Retype every line from the start of the data down to and including the line with "ax.plot([p[0] for p". Skip the pictures.

★ ★ ★ ★ ★

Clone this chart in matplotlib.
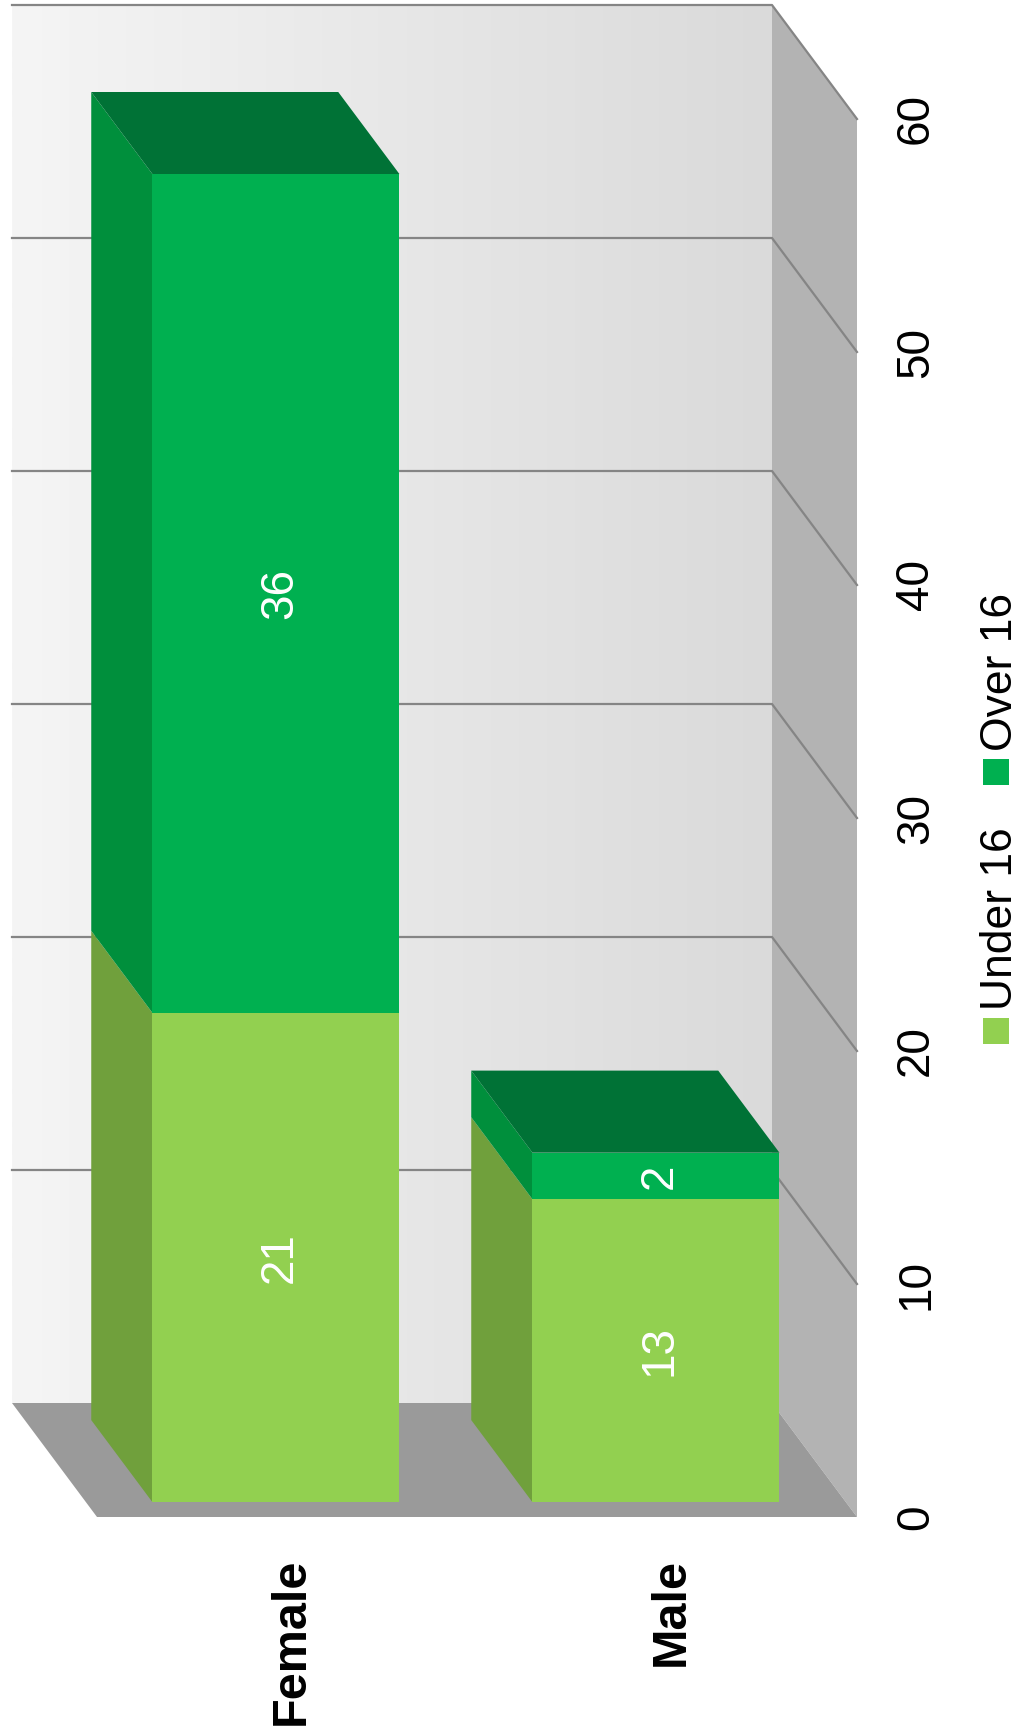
import numpy as np
import matplotlib
matplotlib.use('Agg')
import matplotlib.pyplot as plt
from matplotlib.patches import Polygon, Rectangle
from matplotlib.colors import LinearSegmentedColormap

plt.rcParams['font.family'] = ['Liberation Sans', 'DejaVu Sans']

categories = ['Female', 'Male']
series = ['Under 16', 'Over 16']
under_16 = [21, 13]
over_16 = [36, 2]
value_ticks = [0, 10, 20, 30, 40, 50, 60]

front_colors = ['#92d050', '#00b050']
side_colors = ['#70a03c', '#008f3c']
top_colors = ['#5f8a30', '#007236']

W, H = 1021, 1730
fig = plt.figure(figsize=(W / 100, H / 100), dpi=100)
ax = fig.add_axes([0, 0, 1, 1])
ax.set_axis_off()

# front plane of the box: categories 0..2 across, values 0..60 up (pixel layout)
PX_X0, PX_PER_CAT = 97, 380
PX_Y0, PX_PER_VAL = 1517, 23.3
DX, DY = 85 / PX_PER_CAT, 114 / PX_PER_VAL   # full depth of the box
BAR_W = 0.65
D_FRONT, D_BACK = 0.13, 0.85                  # bar depth inside the box
TXT_DX = 4 / PX_PER_CAT                       # nudge for rotated text centring


def proj(x, v, d):
    # oblique projection: depth moves up and to the left
    return (x - d * DX, v + d * DY)


n = len(categories)
vmax = value_ticks[-1]

# back wall with light gradient
wall_cmap = LinearSegmentedColormap.from_list('wall', ['#f5f5f5', '#dadada'])
grad = np.linspace(0, 1, 256).reshape(1, -1)
bl, br = proj(0, 0, 1), proj(n, vmax, 1)
ax.imshow(grad, cmap=wall_cmap, extent=[bl[0], br[0], bl[1], br[1]],
          aspect='auto', zorder=0)

# right side wall and floor
side = [proj(n, 0, 0), proj(n, vmax, 0), proj(n, vmax, 1), proj(n, 0, 1)]
ax.add_patch(Polygon(side, closed=True, facecolor='#b3b3b3', edgecolor='none', zorder=1))
floor = [proj(0, 0, 0), proj(n, 0, 0), proj(n, 0, 1), proj(0, 0, 1)]
ax.add_patch(Polygon(floor, closed=True, facecolor='#9a9a9a', edgecolor='none', zorder=1))

# gridlines along back wall and side wall
for t in value_ticks[1:]:
    pts = [proj(0, t, 1), proj(n, t, 1), proj(n, t, 0)]
    ax.plot([p[0] for p in pts], [p[1] for p in pts], color='#858585', lw=1.6, zorder=2)

# stacked 3D bars
stacks = [under_16, over_16]
for i in range(n):
    x0, x1 = i + 0.5 - BAR_W / 2, i + 0.5 + BAR_W / 2
    bottom = 0
    for s, vals in enumerate(stacks):
        v = vals[i]
        top = bottom + v
        front = [proj(x0, bottom, D_FRONT), proj(x1, bottom, D_FRONT),
                 proj(x1, top, D_FRONT), proj(x0, top, D_FRONT)]
        left = [proj(x0, bottom, D_FRONT), proj(x0, top, D_FRONT),
                proj(x0, top, D_BACK), proj(x0, bottom, D_BACK)]
        ax.add_patch(Polygon(left, closed=True, facecolor=side_colors[s], edgecolor='none', zorder=3))
        ax.add_patch(Polygon(front, closed=True, facecolor=front_colors[s], edgecolor='none', zorder=4))
        if s == len(stacks) - 1:
            lid = [proj(x0, top, D_FRONT), proj(x1, top, D_FRONT),
                   proj(x1, top, D_BACK), proj(x0, top, D_BACK)]
            ax.add_patch(Polygon(lid, closed=True, facecolor=top_colors[s], edgecolor='none', zorder=3))
        lx, ly = proj(i + 0.5, bottom + v / 2, D_FRONT)
        ax.text(lx + TXT_DX, ly, str(v), rotation=90, ha='center', va='center',
                color='white', fontsize=33, zorder=5)
        bottom = top

# value axis labels
for t in value_ticks:
    ax.text(2.145 + TXT_DX, t, str(t), rotation=90, ha='center', va='center', fontsize=33)

# category labels
for i, cat in enumerate(categories):
    ax.text(i + 0.5 + TXT_DX, -1.76, cat, rotation=90, ha='center', va='top',
            fontsize=35, fontweight='bold')

# legend, reading bottom to top
leg_x = 2.366
mk_w, mk_h = 26 / PX_PER_CAT, 26 / PX_PER_VAL
leg_marker_y = [20.86, 31.97]
for s, name in enumerate(series):
    my = leg_marker_y[s]
    ax.add_patch(Rectangle((leg_x - mk_w / 2, my - mk_h / 2), mk_w, mk_h,
                           facecolor=front_colors[s], edgecolor='none'))
    ax.text(leg_x + TXT_DX, my + mk_h / 2 + 0.35, name, rotation=90,
            ha='center', va='bottom', fontsize=32)

ax.set_xlim(-PX_X0 / PX_PER_CAT, (W - PX_X0) / PX_PER_CAT)
ax.set_ylim(-(H - PX_Y0) / PX_PER_VAL, PX_Y0 / PX_PER_VAL)

fig.savefig('out.png', dpi=100, facecolor='white')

★ ★ ★ ★ ★

▶ Result:
Clone this chart in matplotlib.
import numpy as np
import matplotlib
matplotlib.use('Agg')
import matplotlib.pyplot as plt
from matplotlib.patches import Polygon, Rectangle
from matplotlib.colors import LinearSegmentedColormap

plt.rcParams['font.family'] = ['Liberation Sans', 'DejaVu Sans']

categories = ['Female', 'Male']
series = ['Under 16', 'Over 16']
under_16 = [21, 13]
over_16 = [36, 2]
value_ticks = [0, 10, 20, 30, 40, 50, 60]

front_colors = ['#92d050', '#00b050']
side_colors = ['#70a03c', '#008f3c']
top_colors = ['#5f8a30', '#007236']

W, H = 1021, 1730
fig = plt.figure(figsize=(W / 100, H / 100), dpi=100)
ax = fig.add_axes([0, 0, 1, 1])
ax.set_axis_off()

# front plane of the box: categories 0..2 across, values 0..60 up (pixel layout)
PX_X0, PX_PER_CAT = 97, 380
PX_Y0, PX_PER_VAL = 1517, 23.3
DX, DY = 85 / PX_PER_CAT, 114 / PX_PER_VAL   # full depth of the box
BAR_W = 0.65
D_FRONT, D_BACK = 0.13, 0.85                  # bar depth inside the box
TXT_DX = 4 / PX_PER_CAT                       # nudge for rotated text centring


def proj(x, v, d):
    # oblique projection: depth moves up and to the left
    return (x - d * DX, v + d * DY)


n = len(categories)
vmax = value_ticks[-1]

# back wall with light gradient
wall_cmap = LinearSegmentedColormap.from_list('wall', ['#f5f5f5', '#dadada'])
grad = np.linspace(0, 1, 256).reshape(1, -1)
bl, br = proj(0, 0, 1), proj(n, vmax, 1)
ax.imshow(grad, cmap=wall_cmap, extent=[bl[0], br[0], bl[1], br[1]],
          aspect='auto', zorder=0)

# right side wall and floor
side = [proj(n, 0, 0), proj(n, vmax, 0), proj(n, vmax, 1), proj(n, 0, 1)]
ax.add_patch(Polygon(side, closed=True, facecolor='#b3b3b3', edgecolor='none', zorder=1))
floor = [proj(0, 0, 0), proj(n, 0, 0), proj(n, 0, 1), proj(0, 0, 1)]
ax.add_patch(Polygon(floor, closed=True, facecolor='#9a9a9a', edgecolor='none', zorder=1))

# gridlines along back wall and side wall
for t in value_ticks[1:]:
    pts = [proj(0, t, 1), proj(n, t, 1), proj(n, t, 0)]
    ax.plot([p[0] for p in pts], [p[1] for p in pts], color='#858585', lw=1.6, zorder=2)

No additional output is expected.